This is an unfortunate case where the immigrant was so unprepared, and the witness testimony was so sloppy, that it looked like the immigrant may have been committing marriage fraud. Although the Form I-130 was approved by USCIS, the Immigration Judge decided that the immigrant was not eligible for adjustment of status since he did not show that he had a bona fide marriage.
Further conflating the roles of USCIS and EOIR, and in an apparent sequel to Matter of Mavis Nyarko MENSAH, 28 I&N Dec. 288 (BIA 2021), the BIA upheld the decision. According to the BIA, the Immigration Judge had the ability to deny the application for adjustment of status on discretionary grounds and because the Immigration Judge had the ultimate responsibility to determine eligibility for adjustment of status according to regulation.

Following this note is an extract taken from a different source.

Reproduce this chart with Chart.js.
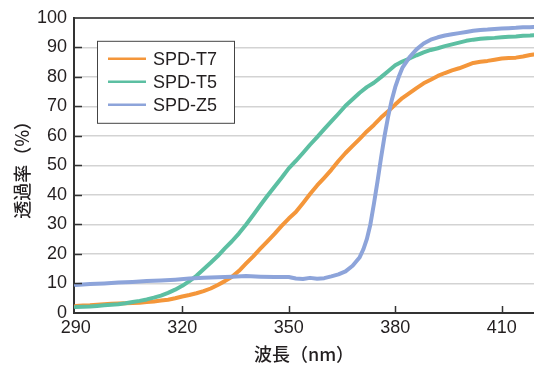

An applicant for adjustment of status, in this case the respondent, has the burden of proof, which includes showing eligibility for the requested relief. See section 240(c)(4)(A)(i) of the Act, 8 U.S.C. § 1229(a)(c)(4)(A)(i) (2018) (stating that an applicant applying for relief or protection has the burden to satisfy “the applicable eligibility requirements”). Furthermore, the Immigration Judge must “determine whether or not the testimony is credible, is persuasive, and refers to specific facts sufficient to demonstrate that the applicant has satisfied the applicant’s burden of proof.” Section 240(c)(4)(B). The Immigration Judge must weigh “the credible testimony along with other evidence of record” to determine whether the respondent has satisfied the burden of proof. Id. The Immigration Judge’s assessment of whether the respondent has met his burden of proof does not become merely a ministerial act simply because there is an approved I-130 visa petition.
It may no longer be possible to get an Immigration Judge to admonish DHS counsel that bona fides are not relevant where an I-130 has been approved.